═══ DATA SECTION ═══

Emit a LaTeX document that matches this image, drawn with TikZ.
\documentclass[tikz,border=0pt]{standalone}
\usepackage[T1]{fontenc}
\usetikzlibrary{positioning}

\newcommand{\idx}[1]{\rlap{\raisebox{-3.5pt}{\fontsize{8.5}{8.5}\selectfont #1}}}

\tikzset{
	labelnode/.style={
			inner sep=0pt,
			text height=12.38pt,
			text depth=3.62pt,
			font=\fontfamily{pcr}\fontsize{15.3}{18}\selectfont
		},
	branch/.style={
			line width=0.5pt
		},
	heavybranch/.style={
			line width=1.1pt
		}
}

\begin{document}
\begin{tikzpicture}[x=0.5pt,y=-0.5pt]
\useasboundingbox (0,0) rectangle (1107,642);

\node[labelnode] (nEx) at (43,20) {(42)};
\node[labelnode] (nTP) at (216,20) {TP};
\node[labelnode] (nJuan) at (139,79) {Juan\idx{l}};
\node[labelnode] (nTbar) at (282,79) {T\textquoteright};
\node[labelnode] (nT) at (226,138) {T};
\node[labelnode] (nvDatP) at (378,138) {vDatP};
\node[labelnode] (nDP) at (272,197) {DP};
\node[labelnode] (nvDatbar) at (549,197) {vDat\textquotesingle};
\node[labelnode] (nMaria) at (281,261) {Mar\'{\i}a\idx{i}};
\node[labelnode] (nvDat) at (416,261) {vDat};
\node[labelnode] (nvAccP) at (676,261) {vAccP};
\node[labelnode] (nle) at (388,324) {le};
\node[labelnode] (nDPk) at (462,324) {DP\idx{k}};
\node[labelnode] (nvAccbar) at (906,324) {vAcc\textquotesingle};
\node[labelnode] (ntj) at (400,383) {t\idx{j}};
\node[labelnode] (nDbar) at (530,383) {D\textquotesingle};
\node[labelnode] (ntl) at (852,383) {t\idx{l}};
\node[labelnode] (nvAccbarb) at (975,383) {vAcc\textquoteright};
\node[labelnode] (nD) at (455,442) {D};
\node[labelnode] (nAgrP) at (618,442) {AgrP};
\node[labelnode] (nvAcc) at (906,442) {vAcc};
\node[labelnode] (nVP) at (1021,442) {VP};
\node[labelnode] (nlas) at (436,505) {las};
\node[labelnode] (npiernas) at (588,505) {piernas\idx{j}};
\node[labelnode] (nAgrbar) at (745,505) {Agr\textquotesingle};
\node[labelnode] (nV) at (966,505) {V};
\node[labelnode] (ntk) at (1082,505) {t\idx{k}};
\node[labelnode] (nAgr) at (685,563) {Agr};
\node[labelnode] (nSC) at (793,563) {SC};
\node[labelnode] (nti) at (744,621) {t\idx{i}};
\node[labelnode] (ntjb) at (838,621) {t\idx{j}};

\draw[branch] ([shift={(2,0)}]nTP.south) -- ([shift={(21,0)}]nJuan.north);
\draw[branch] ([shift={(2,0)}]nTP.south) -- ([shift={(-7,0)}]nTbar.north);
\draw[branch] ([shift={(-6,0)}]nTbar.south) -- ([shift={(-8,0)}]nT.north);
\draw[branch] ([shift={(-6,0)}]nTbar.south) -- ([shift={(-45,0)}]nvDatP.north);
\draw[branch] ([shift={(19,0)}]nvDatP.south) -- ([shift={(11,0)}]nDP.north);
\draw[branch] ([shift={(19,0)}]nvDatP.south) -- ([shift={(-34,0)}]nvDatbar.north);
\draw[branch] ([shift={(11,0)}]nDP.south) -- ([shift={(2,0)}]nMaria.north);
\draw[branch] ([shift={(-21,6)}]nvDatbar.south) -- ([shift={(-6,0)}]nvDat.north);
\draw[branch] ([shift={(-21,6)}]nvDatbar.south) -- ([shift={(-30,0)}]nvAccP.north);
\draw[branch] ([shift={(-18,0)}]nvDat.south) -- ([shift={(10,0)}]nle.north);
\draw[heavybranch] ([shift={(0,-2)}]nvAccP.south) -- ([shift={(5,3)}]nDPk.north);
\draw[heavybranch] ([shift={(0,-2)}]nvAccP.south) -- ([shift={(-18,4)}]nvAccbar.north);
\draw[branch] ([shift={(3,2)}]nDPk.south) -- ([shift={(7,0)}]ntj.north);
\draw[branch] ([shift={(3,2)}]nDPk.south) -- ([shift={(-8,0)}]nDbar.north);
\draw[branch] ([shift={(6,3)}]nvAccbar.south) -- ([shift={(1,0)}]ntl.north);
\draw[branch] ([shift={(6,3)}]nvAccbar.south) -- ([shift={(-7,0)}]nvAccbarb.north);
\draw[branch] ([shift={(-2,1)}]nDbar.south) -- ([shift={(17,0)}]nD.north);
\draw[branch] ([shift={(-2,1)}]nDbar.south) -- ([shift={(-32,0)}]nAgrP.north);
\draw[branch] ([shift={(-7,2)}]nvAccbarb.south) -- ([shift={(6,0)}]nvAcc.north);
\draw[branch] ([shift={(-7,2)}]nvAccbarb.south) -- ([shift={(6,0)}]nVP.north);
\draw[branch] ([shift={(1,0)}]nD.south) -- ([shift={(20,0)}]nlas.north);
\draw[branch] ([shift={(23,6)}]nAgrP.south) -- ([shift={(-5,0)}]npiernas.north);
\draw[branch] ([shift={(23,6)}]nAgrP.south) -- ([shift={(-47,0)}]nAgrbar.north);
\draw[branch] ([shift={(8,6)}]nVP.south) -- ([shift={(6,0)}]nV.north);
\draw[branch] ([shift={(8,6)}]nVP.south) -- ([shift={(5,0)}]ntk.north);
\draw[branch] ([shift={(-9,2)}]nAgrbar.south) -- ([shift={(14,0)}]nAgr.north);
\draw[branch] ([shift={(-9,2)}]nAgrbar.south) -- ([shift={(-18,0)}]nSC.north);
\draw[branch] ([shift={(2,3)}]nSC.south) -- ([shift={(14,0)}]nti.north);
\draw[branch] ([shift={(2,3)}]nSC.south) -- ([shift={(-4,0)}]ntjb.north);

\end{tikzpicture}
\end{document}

═══

Your answer should be exactly the lines of the data above, from the first through the line containing "(ntjb) at (838,621)".

FULL ANSWER:
Emit a LaTeX document that matches this image, drawn with TikZ.
\documentclass[tikz,border=0pt]{standalone}
\usepackage[T1]{fontenc}
\usetikzlibrary{positioning}

\newcommand{\idx}[1]{\rlap{\raisebox{-3.5pt}{\fontsize{8.5}{8.5}\selectfont #1}}}

\tikzset{
	labelnode/.style={
			inner sep=0pt,
			text height=12.38pt,
			text depth=3.62pt,
			font=\fontfamily{pcr}\fontsize{15.3}{18}\selectfont
		},
	branch/.style={
			line width=0.5pt
		},
	heavybranch/.style={
			line width=1.1pt
		}
}

\begin{document}
\begin{tikzpicture}[x=0.5pt,y=-0.5pt]
\useasboundingbox (0,0) rectangle (1107,642);

\node[labelnode] (nEx) at (43,20) {(42)};
\node[labelnode] (nTP) at (216,20) {TP};
\node[labelnode] (nJuan) at (139,79) {Juan\idx{l}};
\node[labelnode] (nTbar) at (282,79) {T\textquoteright};
\node[labelnode] (nT) at (226,138) {T};
\node[labelnode] (nvDatP) at (378,138) {vDatP};
\node[labelnode] (nDP) at (272,197) {DP};
\node[labelnode] (nvDatbar) at (549,197) {vDat\textquotesingle};
\node[labelnode] (nMaria) at (281,261) {Mar\'{\i}a\idx{i}};
\node[labelnode] (nvDat) at (416,261) {vDat};
\node[labelnode] (nvAccP) at (676,261) {vAccP};
\node[labelnode] (nle) at (388,324) {le};
\node[labelnode] (nDPk) at (462,324) {DP\idx{k}};
\node[labelnode] (nvAccbar) at (906,324) {vAcc\textquotesingle};
\node[labelnode] (ntj) at (400,383) {t\idx{j}};
\node[labelnode] (nDbar) at (530,383) {D\textquotesingle};
\node[labelnode] (ntl) at (852,383) {t\idx{l}};
\node[labelnode] (nvAccbarb) at (975,383) {vAcc\textquoteright};
\node[labelnode] (nD) at (455,442) {D};
\node[labelnode] (nAgrP) at (618,442) {AgrP};
\node[labelnode] (nvAcc) at (906,442) {vAcc};
\node[labelnode] (nVP) at (1021,442) {VP};
\node[labelnode] (nlas) at (436,505) {las};
\node[labelnode] (npiernas) at (588,505) {piernas\idx{j}};
\node[labelnode] (nAgrbar) at (745,505) {Agr\textquotesingle};
\node[labelnode] (nV) at (966,505) {V};
\node[labelnode] (ntk) at (1082,505) {t\idx{k}};
\node[labelnode] (nAgr) at (685,563) {Agr};
\node[labelnode] (nSC) at (793,563) {SC};
\node[labelnode] (nti) at (744,621) {t\idx{i}};
\node[labelnode] (ntjb) at (838,621) {t\idx{j}};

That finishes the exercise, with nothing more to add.